• **DATA SHOWN**:
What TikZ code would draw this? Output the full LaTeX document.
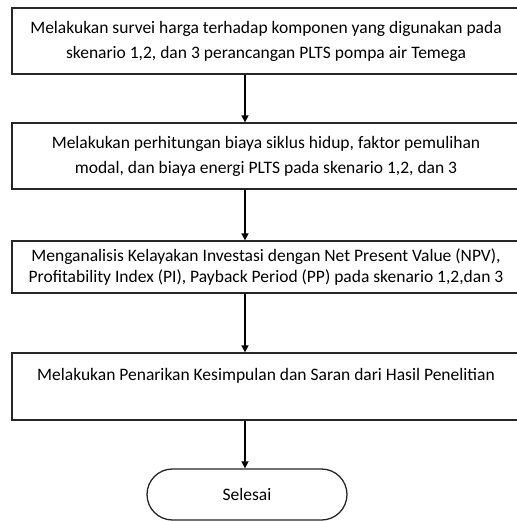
\documentclass[tikz,border=0pt]{standalone}
\usepackage{fontspec}
\setmainfont{Carlito}
\usetikzlibrary{shapes.misc,arrows.meta}
\begin{document}
\begin{tikzpicture}[x=1pt,y=-1pt,
  box/.style={draw=black!85,line width=1.3pt,rectangle,minimum width=508pt,align=center,inner sep=0pt,font=\fontsize{17.5}{25}\selectfont},
  term/.style={draw=black!85,line width=1.3pt,rounded rectangle,minimum width=200pt,minimum height=51pt,inner sep=0pt,font=\fontsize{17.5}{25}\selectfont},
  conn/.style={line width=1.5pt,-{Triangle[length=7pt,width=7pt]}}]
\useasboundingbox (0,0) rectangle (516,521);
\fill[white] (0,0) rectangle (516,521);
\coordinate (ax) at (245,0);
\node[box,minimum height=66pt] (b1) at (266,41) {Melakukan survei harga terhadap komponen yang digunakan pada\\skenario 1,2, dan 3 perancangan PLTS pompa air Temega};
\node[box,minimum height=66pt] (b2) at (266,156) {Melakukan perhitungan biaya siklus hidup, faktor pemulihan\\modal, dan biaya energi PLTS pada skenario 1,2, dan 3};
\node[box,minimum height=52pt,font=\fontsize{17.5}{21.5}\selectfont] (b3) at (266,267) {Menganalisis Kelayakan Investasi dengan Net Present Value (NPV),\\Profitability Index (PI), Payback Period (PP) pada skenario 1,2,dan 3};
\node[box,minimum height=67pt] (b4) at (266,386.5) {Melakukan Penarikan Kesimpulan dan Saran dari Hasil Penelitian\\\mbox{}};
\node[term] (t) at (247,494.5) {Selesai};
\draw[conn] (b1.south -| ax) -- (b2.north -| ax);
\draw[conn] (b2.south -| ax) -- (b3.north -| ax);
\draw[conn] (b3.south -| ax) -- (b4.north -| ax);
\draw[conn] (b4.south -| ax) -- (t.north -| ax);
\end{tikzpicture}
\end{document}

• **CHALLENGE**:
Extract the full listing above verbatim; pictures are to be left out of the copy.

• **CORRECT OUTPUT**:
What TikZ code would draw this? Output the full LaTeX document.
\documentclass[tikz,border=0pt]{standalone}
\usepackage{fontspec}
\setmainfont{Carlito}
\usetikzlibrary{shapes.misc,arrows.meta}
\begin{document}
\begin{tikzpicture}[x=1pt,y=-1pt,
  box/.style={draw=black!85,line width=1.3pt,rectangle,minimum width=508pt,align=center,inner sep=0pt,font=\fontsize{17.5}{25}\selectfont},
  term/.style={draw=black!85,line width=1.3pt,rounded rectangle,minimum width=200pt,minimum height=51pt,inner sep=0pt,font=\fontsize{17.5}{25}\selectfont},
  conn/.style={line width=1.5pt,-{Triangle[length=7pt,width=7pt]}}]
\useasboundingbox (0,0) rectangle (516,521);
\fill[white] (0,0) rectangle (516,521);
\coordinate (ax) at (245,0);
\node[box,minimum height=66pt] (b1) at (266,41) {Melakukan survei harga terhadap komponen yang digunakan pada\\skenario 1,2, dan 3 perancangan PLTS pompa air Temega};
\node[box,minimum height=66pt] (b2) at (266,156) {Melakukan perhitungan biaya siklus hidup, faktor pemulihan\\modal, dan biaya energi PLTS pada skenario 1,2, dan 3};
\node[box,minimum height=52pt,font=\fontsize{17.5}{21.5}\selectfont] (b3) at (266,267) {Menganalisis Kelayakan Investasi dengan Net Present Value (NPV),\\Profitability Index (PI), Payback Period (PP) pada skenario 1,2,dan 3};
\node[box,minimum height=67pt] (b4) at (266,386.5) {Melakukan Penarikan Kesimpulan dan Saran dari Hasil Penelitian\\\mbox{}};
\node[term] (t) at (247,494.5) {Selesai};
\draw[conn] (b1.south -| ax) -- (b2.north -| ax);
\draw[conn] (b2.south -| ax) -- (b3.north -| ax);
\draw[conn] (b3.south -| ax) -- (b4.north -| ax);
\draw[conn] (b4.south -| ax) -- (t.north -| ax);
\end{tikzpicture}
\end{document}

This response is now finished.